Maka, kita diminta untuk selalu introspeksi: Di manakah letak ketergantungan kita? Apakah kita bergantung pada rekening bank, gelar akademis, koneksi politik, ataukah kita bergantung pada kekuatan Allah? Jawaban atas pertanyaan ini menentukan apakah kita berada di jalur menuju *sa'idan zalaqa* atau menuju taman abadi yang dijanjikan bagi orang-orang yang bersyukur.
Ayat 41 adalah konklusi yang keras namun adil bagi keangkuhan yang melampaui batas. Ia menutup kisah tentang fitnah harta dengan demonstrasi tegas mengenai betapa tidak berdayanya manusia tanpa dukungan Ilahi. Air yang hilang ke dalam tanah adalah peringatan visual bahwa fondasi terbesar yang dibangun tanpa keimanan akan menjadi debu yang tidak berguna dan tidak dapat dicari kembali.

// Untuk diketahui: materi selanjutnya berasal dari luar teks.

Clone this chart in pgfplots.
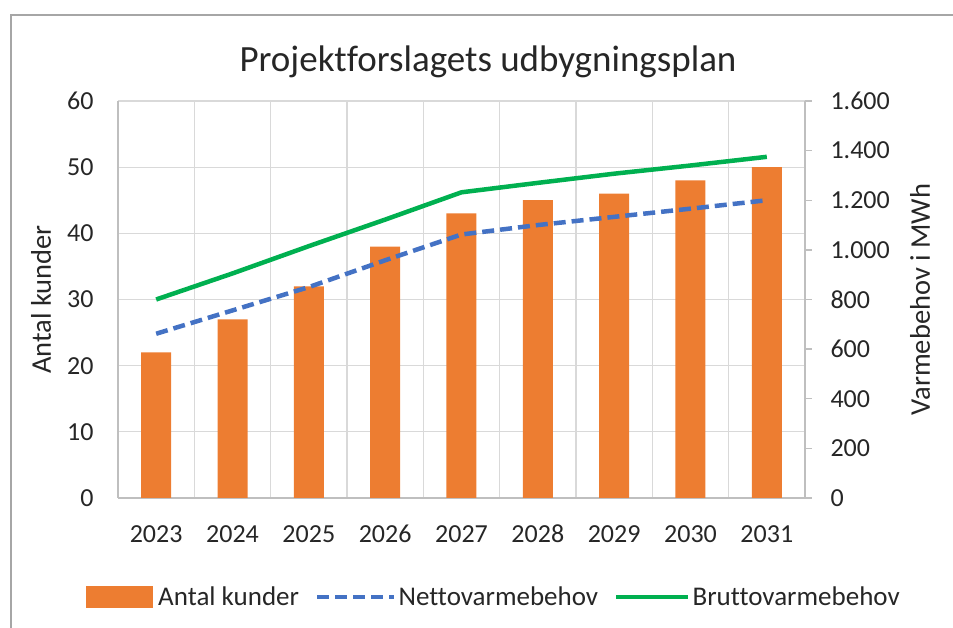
\documentclass[border=0pt]{standalone}
\usepackage{fontspec}
\setmainfont{Carlito}[Ligatures=NoCommon]
\usepackage{pgfplots}
\pgfplotsset{compat=1.18}
\definecolor{barorange}{HTML}{ED7D31}
\definecolor{lineblue}{HTML}{4472C4}
\definecolor{linegreen}{HTML}{00B050}
\definecolor{gridgray}{HTML}{D9D9D9}
\definecolor{axgray}{HTML}{BFBFBF}
\definecolor{framegray}{HTML}{A6A6A6}
\definecolor{txt}{HTML}{262626}
\pgfplotsset{
  longline/.style={legend image code/.code={\draw[##1] (0pt,0pt) -- (#1,0pt);}},
  barpatch/.style={legend image code/.code={\fill[barorange] (0pt,-10pt) rectangle (66pt,11pt); \path (70pt,0pt);}},
}
\begin{document}
\begin{tikzpicture}
\path[use as bounding box] (0pt,0pt) rectangle (953pt,628pt);
\draw[line width=2pt, framegray] (11pt,0pt) -- (11pt,613pt) -- (953pt,613pt);
\node[text=txt, font=\fontsize{37}{44}\selectfont] at (488pt,566pt) {Projektforslagets udbygningsplan};

\begin{axis}[
  at={(118pt,130pt)}, anchor=south west,
  scale only axis, width=687pt, height=397pt,
  xmin=-0.5, xmax=8.5, ymin=0, ymax=60,
  axis y line*=left, axis x line*=bottom,
  xtick={0,1,2,3,4,5,6,7,8},
  xticklabels={2023,2024,2025,2026,2027,2028,2029,2030,2031},
  minor xtick={-0.5,0.5,1.5,2.5,3.5,4.5,5.5,6.5,7.5,8.5},
  xminorgrids, ymajorgrids,
  ytick={0,10,20,30,40,50,60},
  major tick length=0pt, minor tick length=0pt,
  grid style={gridgray, line width=1.3pt},
  minor grid style={gridgray, line width=1.3pt},
  axis line style={draw=axgray, line width=1.3pt},
  tick label style={text=txt, font=\fontsize{26}{30}\selectfont},
  /pgf/number format/assume math mode=true,
  xticklabel style={anchor=base, yshift=-45pt},
  yticklabel style={xshift=-21pt},
  ylabel={Antal kunder},
  ylabel style={at={(axis description cs:-0.112,0.5)}, anchor=center, text=txt, font=\fontsize{28.5}{33}\selectfont},
]
\addplot[ybar, bar width=30pt, fill=barorange, draw=none] coordinates {
  (0,22) (1,27) (2,32) (3,38) (4,43) (5,45) (6,46) (7,48) (8,50)
};
\end{axis}

\begin{axis}[
  at={(118pt,130pt)}, anchor=south west,
  scale only axis, width=687pt, height=397pt,
  xmin=-0.5, xmax=8.5, ymin=0, ymax=1600,
  axis y line*=right, axis x line=none,
  ytick={0,200,400,600,800,1000,1200,1400,1600},
  tick align=outside, major tick length=7pt,
  tick style={axgray, line width=1.3pt},
  axis line style={draw=axgray, line width=1.3pt},
  scaled y ticks=false,
  tick label style={text=txt, font=\fontsize{26}{30}\selectfont},
  /pgf/number format/assume math mode=true,
  /pgf/number format/1000 sep={.},
  /pgf/number format/fixed,
  yticklabel style={xshift=15pt},
  ylabel={Varmebehov i MWh},
  ylabel style={at={(axis description cs:1.1674,0.5)}, anchor=center, text=txt, font=\fontsize{28.5}{33}\selectfont},
  legend style={at={(0.547,-0.249)}, anchor=center, draw=none, fill=none,
    legend columns=-1, font=\fontsize{27}{31}\selectfont, text=txt,
    /tikz/every even column/.append style={column sep=14pt}},
  legend cell align=left,
]
\addlegendimage{barpatch}
\addlegendentry{Antal kunder}
\addplot[lineblue, line width=4.5pt, dash pattern=on 12pt off 6pt, longline=77pt] coordinates {
  (0,662) (1,756) (2,850) (3,958) (4,1062) (5,1100) (6,1133) (7,1166) (8,1200)
};
\addlegendentry{Nettovarmebehov}
\addplot[linegreen, line width=4.5pt, longline=72pt] coordinates {
  (0,800) (1,905) (2,1015) (3,1122) (4,1232) (5,1270) (6,1307) (7,1340) (8,1375)
};
\addlegendentry{Bruttovarmebehov}
\end{axis}
\end{tikzpicture}
\end{document}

Kisah ini mengajarkan bahwa ujian kekayaan bukanlah tentang seberapa banyak yang kita peroleh, tetapi tentang bagaimana kita menggunakan dan mengakui sumber dari perolehan tersebut. Jika rasa syukur hilang, maka kekayaan itu sendiri akan menjadi penyebab kehancuran, dan penyesalan di pagi hari akan menjadi sisa-sisa yang paling menyakitkan.
Kita harus selalu mengingat bahwa siklus hidup di dunia ini bersifat sementara, dan segala kemegahan materi hanyalah sebuah panggung yang akan segera dirobohkan. Air adalah esensi kehidupan, dan hilangnya air adalah hilangnya harapan. Jika pemilik kebun telah mengikuti nasihat temannya, ia mungkin akan mempertahankan berkahnya. Namun, karena ia memilih keangkuhan, ia harus menyaksikan dengan mata kepala sendiri bagaimana sumber kehidupannya lenyap, tanpa daya upaya untuk mengembalikannya.
Ayat ini mengajak kita merenungi betapa rapuhnya seluruh sistem kehidupan kita. Kesehatan, rezeki, kedamaian—semua ini adalah air yang mengalir. Jika ia menjadi *ghawran*, kita tidak akan pernah bisa memanggilnya kembali. Oleh karena itu, tugas utama kita adalah menjaga agar hubungan dengan Sumber Air Kehidupan itu—yaitu Allah SWT—tetap utuh dan penuh syukur.